DATA BLOCK -
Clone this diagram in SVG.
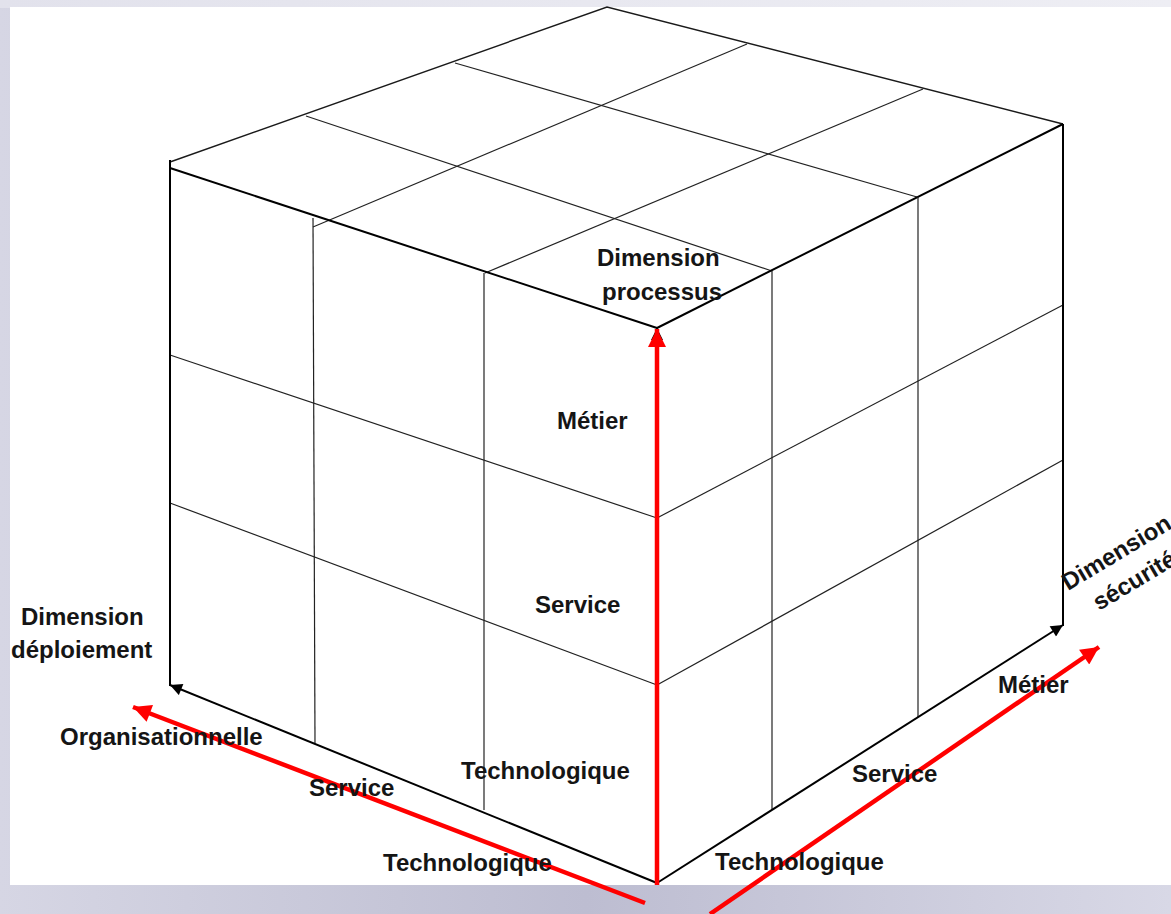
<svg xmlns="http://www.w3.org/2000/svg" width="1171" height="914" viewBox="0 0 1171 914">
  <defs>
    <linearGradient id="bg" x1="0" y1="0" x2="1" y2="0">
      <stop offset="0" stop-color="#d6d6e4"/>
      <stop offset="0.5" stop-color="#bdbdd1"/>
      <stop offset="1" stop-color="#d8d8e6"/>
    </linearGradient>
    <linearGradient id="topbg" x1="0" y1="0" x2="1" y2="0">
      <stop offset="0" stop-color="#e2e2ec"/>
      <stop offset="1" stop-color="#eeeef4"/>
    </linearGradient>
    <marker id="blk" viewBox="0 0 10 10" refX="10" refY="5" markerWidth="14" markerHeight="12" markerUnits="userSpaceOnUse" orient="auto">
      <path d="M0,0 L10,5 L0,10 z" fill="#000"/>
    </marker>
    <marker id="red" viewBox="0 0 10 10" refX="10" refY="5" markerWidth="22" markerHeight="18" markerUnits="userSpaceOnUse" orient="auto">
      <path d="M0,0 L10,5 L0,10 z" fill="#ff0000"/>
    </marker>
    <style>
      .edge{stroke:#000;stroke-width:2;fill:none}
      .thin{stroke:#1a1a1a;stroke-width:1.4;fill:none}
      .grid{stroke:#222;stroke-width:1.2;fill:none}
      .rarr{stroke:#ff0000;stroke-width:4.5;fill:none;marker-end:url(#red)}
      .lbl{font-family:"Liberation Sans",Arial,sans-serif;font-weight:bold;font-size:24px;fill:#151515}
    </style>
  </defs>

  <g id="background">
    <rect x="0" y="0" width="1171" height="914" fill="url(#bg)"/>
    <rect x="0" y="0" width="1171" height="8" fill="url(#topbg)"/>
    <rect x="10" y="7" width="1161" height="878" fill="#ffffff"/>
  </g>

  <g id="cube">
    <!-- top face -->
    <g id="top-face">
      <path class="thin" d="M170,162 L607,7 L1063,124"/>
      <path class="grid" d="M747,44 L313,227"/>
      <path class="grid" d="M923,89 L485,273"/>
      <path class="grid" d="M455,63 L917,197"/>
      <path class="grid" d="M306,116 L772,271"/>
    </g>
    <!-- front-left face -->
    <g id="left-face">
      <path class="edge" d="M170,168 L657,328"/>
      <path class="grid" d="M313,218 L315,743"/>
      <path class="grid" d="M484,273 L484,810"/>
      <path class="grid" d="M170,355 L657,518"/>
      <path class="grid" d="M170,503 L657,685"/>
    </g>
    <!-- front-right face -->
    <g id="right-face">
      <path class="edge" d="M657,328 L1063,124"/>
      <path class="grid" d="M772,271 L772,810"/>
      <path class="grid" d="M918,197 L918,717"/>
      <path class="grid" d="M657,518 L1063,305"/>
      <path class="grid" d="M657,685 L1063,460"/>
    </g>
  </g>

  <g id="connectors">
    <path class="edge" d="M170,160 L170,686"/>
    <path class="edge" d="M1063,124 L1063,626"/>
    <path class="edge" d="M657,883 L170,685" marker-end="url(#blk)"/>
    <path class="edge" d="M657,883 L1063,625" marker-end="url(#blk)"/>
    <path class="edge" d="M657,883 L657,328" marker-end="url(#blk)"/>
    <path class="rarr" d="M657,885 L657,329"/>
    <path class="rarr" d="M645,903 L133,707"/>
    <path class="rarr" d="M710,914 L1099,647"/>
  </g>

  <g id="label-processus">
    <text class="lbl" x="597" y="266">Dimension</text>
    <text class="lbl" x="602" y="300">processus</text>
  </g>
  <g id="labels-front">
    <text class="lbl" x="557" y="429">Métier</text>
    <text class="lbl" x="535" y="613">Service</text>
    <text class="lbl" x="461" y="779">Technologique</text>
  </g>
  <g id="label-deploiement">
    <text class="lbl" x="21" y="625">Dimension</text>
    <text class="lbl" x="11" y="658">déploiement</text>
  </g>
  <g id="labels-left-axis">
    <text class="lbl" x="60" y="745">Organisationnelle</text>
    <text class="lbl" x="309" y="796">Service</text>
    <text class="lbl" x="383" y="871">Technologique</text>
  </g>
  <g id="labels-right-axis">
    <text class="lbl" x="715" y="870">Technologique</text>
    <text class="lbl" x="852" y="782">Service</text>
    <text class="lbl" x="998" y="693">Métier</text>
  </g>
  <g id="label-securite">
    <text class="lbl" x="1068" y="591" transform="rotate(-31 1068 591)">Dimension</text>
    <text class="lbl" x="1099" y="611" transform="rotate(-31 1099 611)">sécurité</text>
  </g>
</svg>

STATED EXERCISE - All of the material above needs to be restated exactly, with no pictures.

RESPONSE FOR THIS EXERCISE -
Clone this diagram in SVG.
<svg xmlns="http://www.w3.org/2000/svg" width="1171" height="914" viewBox="0 0 1171 914">
  <defs>
    <linearGradient id="bg" x1="0" y1="0" x2="1" y2="0">
      <stop offset="0" stop-color="#d6d6e4"/>
      <stop offset="0.5" stop-color="#bdbdd1"/>
      <stop offset="1" stop-color="#d8d8e6"/>
    </linearGradient>
    <linearGradient id="topbg" x1="0" y1="0" x2="1" y2="0">
      <stop offset="0" stop-color="#e2e2ec"/>
      <stop offset="1" stop-color="#eeeef4"/>
    </linearGradient>
    <marker id="blk" viewBox="0 0 10 10" refX="10" refY="5" markerWidth="14" markerHeight="12" markerUnits="userSpaceOnUse" orient="auto">
      <path d="M0,0 L10,5 L0,10 z" fill="#000"/>
    </marker>
    <marker id="red" viewBox="0 0 10 10" refX="10" refY="5" markerWidth="22" markerHeight="18" markerUnits="userSpaceOnUse" orient="auto">
      <path d="M0,0 L10,5 L0,10 z" fill="#ff0000"/>
    </marker>
    <style>
      .edge{stroke:#000;stroke-width:2;fill:none}
      .thin{stroke:#1a1a1a;stroke-width:1.4;fill:none}
      .grid{stroke:#222;stroke-width:1.2;fill:none}
      .rarr{stroke:#ff0000;stroke-width:4.5;fill:none;marker-end:url(#red)}
      .lbl{font-family:"Liberation Sans",Arial,sans-serif;font-weight:bold;font-size:24px;fill:#151515}
    </style>
  </defs>

  <g id="background">
    <rect x="0" y="0" width="1171" height="914" fill="url(#bg)"/>
    <rect x="0" y="0" width="1171" height="8" fill="url(#topbg)"/>
    <rect x="10" y="7" width="1161" height="878" fill="#ffffff"/>
  </g>

  <g id="cube">
    <!-- top face -->
    <g id="top-face">
      <path class="thin" d="M170,162 L607,7 L1063,124"/>
      <path class="grid" d="M747,44 L313,227"/>
      <path class="grid" d="M923,89 L485,273"/>
      <path class="grid" d="M455,63 L917,197"/>
      <path class="grid" d="M306,116 L772,271"/>
    </g>
    <!-- front-left face -->
    <g id="left-face">
      <path class="edge" d="M170,168 L657,328"/>
      <path class="grid" d="M313,218 L315,743"/>
      <path class="grid" d="M484,273 L484,810"/>
      <path class="grid" d="M170,355 L657,518"/>
      <path class="grid" d="M170,503 L657,685"/>
    </g>
    <!-- front-right face -->
    <g id="right-face">
      <path class="edge" d="M657,328 L1063,124"/>
      <path class="grid" d="M772,271 L772,810"/>
      <path class="grid" d="M918,197 L918,717"/>
      <path class="grid" d="M657,518 L1063,305"/>
      <path class="grid" d="M657,685 L1063,460"/>
    </g>
  </g>

  <g id="connectors">
    <path class="edge" d="M170,160 L170,686"/>
    <path class="edge" d="M1063,124 L1063,626"/>
    <path class="edge" d="M657,883 L170,685" marker-end="url(#blk)"/>
    <path class="edge" d="M657,883 L1063,625" marker-end="url(#blk)"/>
    <path class="edge" d="M657,883 L657,328" marker-end="url(#blk)"/>
    <path class="rarr" d="M657,885 L657,329"/>
    <path class="rarr" d="M645,903 L133,707"/>
    <path class="rarr" d="M710,914 L1099,647"/>
  </g>

  <g id="label-processus">
    <text class="lbl" x="597" y="266">Dimension</text>
    <text class="lbl" x="602" y="300">processus</text>
  </g>
  <g id="labels-front">
    <text class="lbl" x="557" y="429">Métier</text>
    <text class="lbl" x="535" y="613">Service</text>
    <text class="lbl" x="461" y="779">Technologique</text>
  </g>
  <g id="label-deploiement">
    <text class="lbl" x="21" y="625">Dimension</text>
    <text class="lbl" x="11" y="658">déploiement</text>
  </g>
  <g id="labels-left-axis">
    <text class="lbl" x="60" y="745">Organisationnelle</text>
    <text class="lbl" x="309" y="796">Service</text>
    <text class="lbl" x="383" y="871">Technologique</text>
  </g>
  <g id="labels-right-axis">
    <text class="lbl" x="715" y="870">Technologique</text>
    <text class="lbl" x="852" y="782">Service</text>
    <text class="lbl" x="998" y="693">Métier</text>
  </g>
  <g id="label-securite">
    <text class="lbl" x="1068" y="591" transform="rotate(-31 1068 591)">Dimension</text>
    <text class="lbl" x="1099" y="611" transform="rotate(-31 1099 611)">sécurité</text>
  </g>
</svg>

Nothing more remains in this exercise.